Entitled ‘Knowledge, Networks and Nations: Global Scientific Collaboration in the 21st Century,’ the report says Tunisia has raised the percentage of its Gross Domestic Product (GDP) spent on research and development (R&D) to 1.25 percent in 2009 from 0.03 percent in 1996, while restructuring national R&D to create 624 research units and 139 research laboratories.
It also shows that China is overtaking ‘scientific superpowers,’ in the conduct and impact of science, and its ability to tackle global problems.
According to chair of the advisory group for the study Chris Llewellyn Smith, in the years between 2002 and 2007, the international amount of money spent on R&D had risen by almost 45 percent, but in developing countries it had risen by 100 percent.
“The increase in the developing world is mainly driven by China,” Reuters quoted Llewellyn Smith as saying. “But there are also others there.”
The new data about Iran’s scientific proceedings “might surprise many people, especially in the western nations used to leading science,” New Scientist magazine said.

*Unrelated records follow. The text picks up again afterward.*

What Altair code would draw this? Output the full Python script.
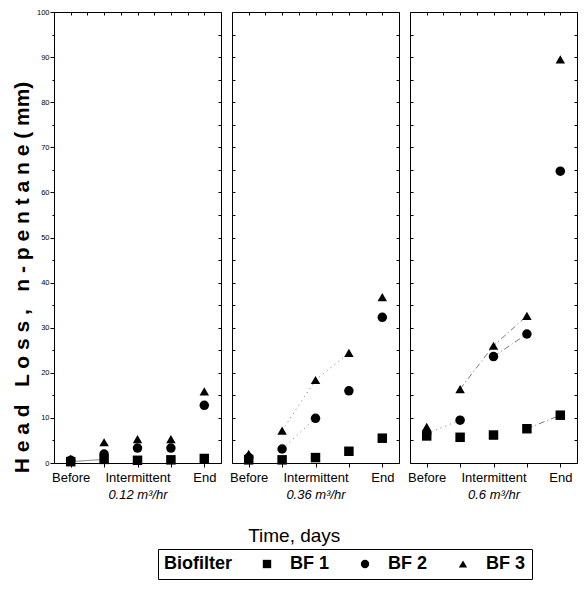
import altair as alt
import pandas as pd

# ---------------- data ----------------
positions = [1, 2, 3, 4, 5]
position_labels = ["Before", "", "Intermittent", "", "End"]
flow_rates = ["0.12 m³/hr", "0.36 m³/hr", "0.6 m³/hr"]
series_names = ["BF 1", "BF 2", "BF 3"]

bf1_012 = [0.3, 0.8, 0.6, 0.7, 1.0]
bf2_012 = [0.6, 2.0, 3.3, 3.3, 12.8]
bf3_012 = [0.9, 4.6, 5.3, 5.3, 15.9]

bf1_036 = [0.7, 0.7, 1.2, 2.6, 5.5]
bf2_036 = [1.2, 3.1, 9.9, 16.0, 32.3]
bf3_036 = [2.0, 7.2, 18.4, 24.4, 36.8]

bf1_06 = [6.0, 5.7, 6.2, 7.6, 10.6]
bf2_06 = [6.5, 9.5, 23.6, 28.6, 64.7]
bf3_06 = [8.0, 16.4, 26.0, 32.6, 89.5]

values = {
    ("0.12 m³/hr", "BF 1"): bf1_012, ("0.12 m³/hr", "BF 2"): bf2_012, ("0.12 m³/hr", "BF 3"): bf3_012,
    ("0.36 m³/hr", "BF 1"): bf1_036, ("0.36 m³/hr", "BF 2"): bf2_036, ("0.36 m³/hr", "BF 3"): bf3_036,
    ("0.6 m³/hr", "BF 1"): bf1_06, ("0.6 m³/hr", "BF 2"): bf2_06, ("0.6 m³/hr", "BF 3"): bf3_06,
}

# faint connecting lines seen in the figure: (flow, series, first position, last position, style)
line_segments = [
    ("0.12 m³/hr", "BF 1", 1, 2, "solid"),
    ("0.36 m³/hr", "BF 2", 2, 3, "dot"),
    ("0.36 m³/hr", "BF 3", 2, 4, "dot"),
    ("0.6 m³/hr", "BF 2", 1, 2, "dot"),
    ("0.6 m³/hr", "BF 3", 2, 4, "dashdot"),
    ("0.6 m³/hr", "BF 2", 3, 4, "dashdot"),
    ("0.6 m³/hr", "BF 1", 4, 5, "dashdot"),
]

rows = []
for (flow, s), vals in values.items():
    for p, v in zip(positions, vals):
        rows.append({"flow": flow, "series": s, "pos": p, "value": v})
df = pd.DataFrame(rows)

seg_rows = []
for k, (flow, s, a, b, style) in enumerate(line_segments):
    vals = values[(flow, s)]
    for p in positions:
        if a <= p <= b:
            seg_rows.append({"flow": flow, "series": s, "pos": p, "value": vals[p - 1],
                             "seg": k, "style": style})
seg_df = pd.DataFrame(seg_rows)

FONT = "Liberation Sans"
W, H = 167, 451

label_js = "[" + ",".join("'" + l + "'" for l in position_labels) + "]"
xscale = alt.Scale(domain=[0.5, 5.5], nice=False, zero=False)
yscale = alt.Scale(domain=[0, 100], nice=False, zero=True)

shape_scale = alt.Scale(domain=series_names, range=["square", "circle", "triangle-up"])
legend = alt.Legend(
    orient="none", legendX=104, legendY=537, direction="horizontal",
    title="Biofilter", titleOrient="left", titleFontSize=18, titleFontWeight="bold",
    titleFont=FONT, titleColor="black", titleBaseline="middle", titlePadding=25,
    labelFontSize=18, labelFontWeight="bold", labelFont=FONT, labelColor="black",
    symbolSize=70, symbolFillColor="black", symbolStrokeColor="black",
    strokeColor="black", padding=6, labelOffset=14, columnPadding=26,
)

dash_scale = alt.Scale(domain=["solid", "dot", "dashdot"], range=[[1, 0], [1, 4], [6, 3, 1, 3]])

NB = "\u00a0"
y_title = ("H e a d" + NB * 3 + "L o s s ," + NB * 3 + "n - p e n t a n e" + NB + "( mm)")


def panel(i, flow):
    d = df[df.flow == flow]
    sd = seg_df[seg_df.flow == flow]

    x_bottom = alt.Axis(
        orient="bottom", values=positions, labelExpr=label_js + "[datum.value - 1]",
        labelFontSize=13, labelPadding=4, labelFlush=False, tickSize=4, domain=False,
        title=flow, titleFontSize=13, titleFontStyle="italic", titleFontWeight="normal",
        titlePadding=4, grid=False, minExtent=0,
    )
    if i == 0:
        y_left = alt.Axis(
            orient="left", values=list(range(0, 101, 5)),
            labelExpr="datum.value % 10 === 0 ? datum.label : ''",
            tickSize={"condition": {"test": "datum.value % 10 === 0", "value": 4}, "value": 2},
            labelFontSize=7.5, labelPadding=1, domain=False, grid=False, minExtent=0,
            title=y_title, titleFontSize=21, titleFontWeight="bold",
            titleX=-32, titleY=265, titleAngle=270, titleBaseline="middle", titleAlign="center",
        )
    else:
        y_left = alt.Axis(
            orient="left", values=list(range(0, 101, 5)), labels=False, title=None,
            tickSize=3, offset=-3, domain=False, grid=False, minExtent=0,
        )
    x_top = alt.Axis(orient="top", values=[1 + 0.5 * k for k in range(9)], labels=False,
                     title=None, tickSize=3, offset=-3, domain=False, grid=False, minExtent=0)
    y_right = alt.Axis(orient="right", values=list(range(0, 101, 5)), labels=False,
                       title=None, tickSize=3, offset=-3, domain=False, grid=False, minExtent=0)

    pts = alt.Chart(d).mark_point(filled=True, size=90, color="black", opacity=1).encode(
        x=alt.X("pos:Q", scale=xscale, axis=x_bottom),
        y=alt.Y("value:Q", scale=yscale, axis=y_left),
        shape=alt.Shape("series:N", scale=shape_scale, legend=legend),
    )
    lines = alt.Chart(sd).mark_line(color="#555555", strokeWidth=0.8).encode(
        x=alt.X("pos:Q", scale=xscale, axis=x_top),
        y=alt.Y("value:Q", scale=yscale, axis=y_right),
        detail="seg:N",
        strokeDash=alt.StrokeDash("style:N", scale=dash_scale, legend=None),
    )
    return alt.layer(lines, pts).resolve_axis(x="independent", y="independent").properties(
        width=W, height=H)


chart = alt.hconcat(*[panel(i, f) for i, f in enumerate(flow_rates)], spacing=11,
                    bounds="flush").properties(
    title=alt.TitleParams("Time, days", orient="bottom", anchor="middle", fontSize=19,
                          fontWeight="normal", font=FONT, color="black", offset=-53),
    autosize=alt.AutoSizeParams(type="none"),
    padding={"left": 46, "top": 4, "right": 524, "bottom": 568},
).configure_view(stroke="black", strokeWidth=1).configure_axis(
    labelFont=FONT, titleFont=FONT, labelColor="black", titleColor="black",
    tickColor="black", grid=False,
)

chart.save("out.html", embed_options={"renderer": "svg", "actions": False})
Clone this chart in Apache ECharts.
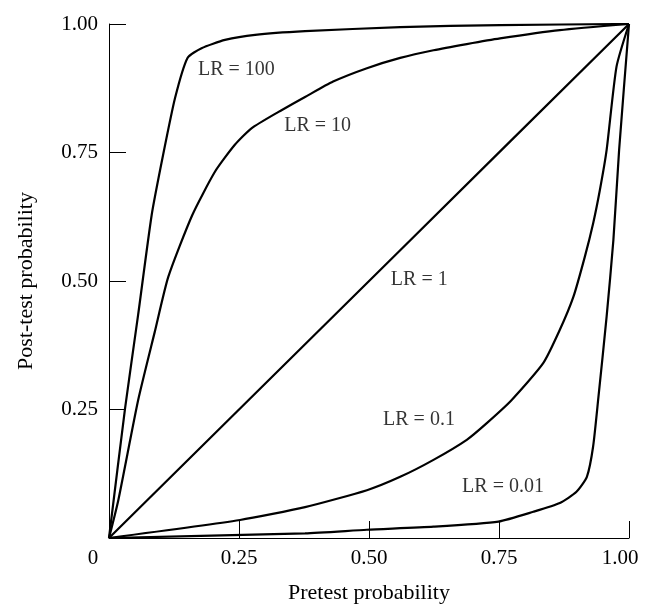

According to the report, despite the strained political relations between Iran and the US, the number of collaborative papers between scientists of the two countries rose almost fivefold from 388 to 1831 over the same period.
The report says emerging nations such as Brazil and India are rising above scientific leaders like the United States, Europe and Japan, while Iran, Tunisia and Turkey have entered the league of rapidly emerging scientific nations.
“The landscape of science is changing. Science is increasing and new players are fast appearing,” Llewellyn Smith told a briefing.
“Beyond the emergence of China, we see the rise of Southeast Asian, Middle Eastern, North African and other nations.”
The academy stressed the growing importance of international cooperation in solving global issues such as energy security, climate change and loss of biodiversity.
Llewellyn Smith also pointed out that all countries should collaborate in finding solutions to global challenges.
“No historically dominant nation can afford to rest on its laurels if it wants to retain the competitive economic advantage that being a scientific leader brings,” he concluded.